The other thing that spurred them on a bit, was seeing the comments to their posts. For this, I will have to thank my mother. I haven’t figured out the percentage, but my mother’s comment rate must have hit close to 90%! The kids were more than impressed, and I think it sunk into them, that their posts would be read by people, not only in Tainan, but perhaps Taiwan and the world!
Again, I encourage all my readers to have a look at these blog sites, and feel free to leave any comments you wish. The students have been told that all their postings and all the comments will be in English. I have also told them that they should try, where appropriate, to respond to comments. So don’t be surprised if your comment is commented on!
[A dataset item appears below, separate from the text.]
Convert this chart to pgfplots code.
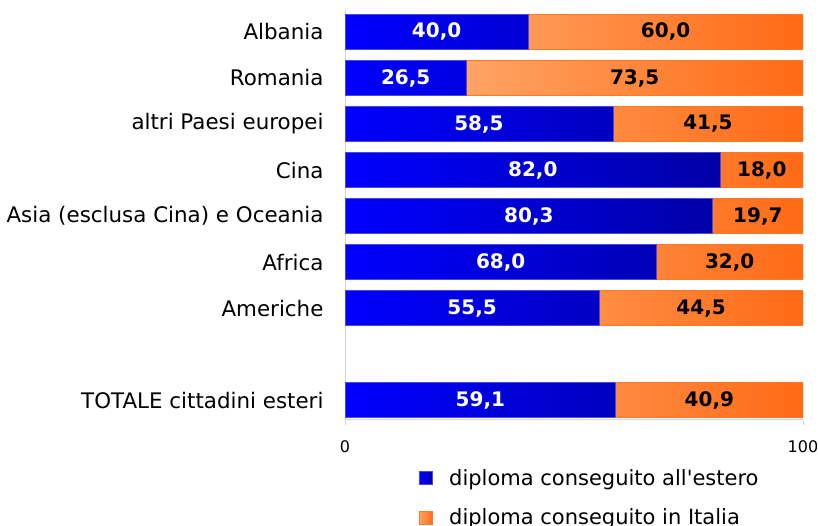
\documentclass[border=0pt]{standalone}
\usepackage{pgfplots}
\pgfplotsset{compat=1.18}
\usepackage{pgfplotstable}
\usepackage{fontspec}
\setmainfont{DejaVu Sans}
\definecolor{bluL}{HTML}{0000FF}
\definecolor{bluR}{HTML}{0000A6}
\definecolor{bluB}{HTML}{4A4AE0}
\definecolor{oraL}{HTML}{FFA464}
\definecolor{oraR}{HTML}{FF6A14}
\definecolor{oraB}{HTML}{FF7A26}
\definecolor{axgray}{HTML}{D4D4D4}

% pos: row of the bar (TOTALE at the bottom, a gap above it)
\pgfplotstableread{
pos estero italia midE midI
8 40.0 60.0 20.00 70.00
7 26.5 73.5 13.25 63.25
6 58.5 41.5 29.25 79.25
5 82.0 18.0 41.00 91.00
4 80.3 19.7 40.15 90.15
3 68.0 32.0 34.00 84.00
2 55.5 44.5 27.75 77.75
0 59.1 40.9 29.55 79.55
}\data

\pgfplotsset{
  base/.style={
    at={(345pt,106pt)}, anchor=south west,
    scale only axis, width=458pt, height=410pt,
    xmin=0, xmax=100, ymin=-0.43, ymax=8.478,
    /pgf/number format/assume math mode=true,
  },
  vlabel/.style={nodes near coords style={anchor=center, #1,
    font=\bfseries\fontsize{20}{24}\selectfont,
    /pgf/number format/.cd, fixed, fixed zerofill, precision=1, use comma,
    assume math mode=true}},
}

\begin{document}
\begin{tikzpicture}
\path[use as bounding box] (0,0) rectangle (818pt,526pt);
\begin{axis}[
  base,
  xbar stacked, bar width=35pt,
  axis x line*=bottom, axis y line*=left,
  axis line style={axgray, line width=1pt},
  xtick={0,100},
  x tick label style={font=\fontsize{16}{19}\selectfont, yshift=-12pt},
  major tick length=5pt,
  xtick align=outside,
  x tick style={axgray, line width=1pt},
  ytick={8,7,6,5,4,3,2,0},
  yticklabels={Albania, Romania, altri Paesi europei, Cina,
    Asia (esclusa Cina) e Oceania, Africa, Americhe, TOTALE cittadini esteri},
  y tick style={draw=none},
  y tick label style={font=\fontsize{21.4}{25}\selectfont, xshift=-18pt},
  legend style={at={(0.162,-0.115)}, anchor=north west, draw=none, fill=none,
    font=\fontsize{21}{25}\selectfont, row sep=18pt, inner sep=0pt},
  legend cell align=left,
  legend image code/.code={\draw[#1] (0pt,-6.5pt) rectangle (13pt,6.5pt);
    \path (27pt,0pt);},
]
\addplot[left color=bluL, right color=bluR, draw=bluB, line width=0.6pt]
  table[x=estero, y=pos] {\data};
\addlegendentry{diploma conseguito all\textquotesingle estero}
\addplot[left color=oraL, right color=oraR, draw=oraB, line width=0.8pt]
  table[x=italia, y=pos] {\data};
\addlegendentry{diploma conseguito in Italia}
\end{axis}
% value labels, centred in each segment
\begin{axis}[base, hide axis]
\addplot[draw=none, mark=none, nodes near coords, point meta=explicit, vlabel=white]
  table[x=midE, y=pos, meta=estero] {\data};
\addplot[draw=none, mark=none, nodes near coords, point meta=explicit, vlabel=black]
  table[x=midI, y=pos, meta=italia] {\data};
\end{axis}
\end{tikzpicture}
\end{document}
It should also be noted by MY readers, that I, as the teacher involved in this project, will not be correcting the students’ blog entries. Rest assured though, that during class time, I will be guiding the students into writing better. I will make an effort to show them all where their errors are, and let them do their own corrections. If I do the corrections, they will not learn. If they do the corrections, hopefully some will sink in.
Now this project has actually given me the encouragement to attempt another daunting task. This may take a little longer to accomplish, but it’s worth a try. The next classes I’m going to attempt this blog idea with, are my Wednesday classes. These students are a little more challenging. However, I believe that I can motivate them to at least attempt this project for the remainder of the school year. Granted, there are only a few weeks to go, and they only have class with me once a week, so this is going to be more of a challenge.
Readers, please, again, keep in mind that these are grade 8 students. The average age is 13 years. This is also, for some students, their second or third language. Don’t expect to see 1000 word essays like mine! Well, maybe from Eric, who seems to be enjoying this outlet for his creativity!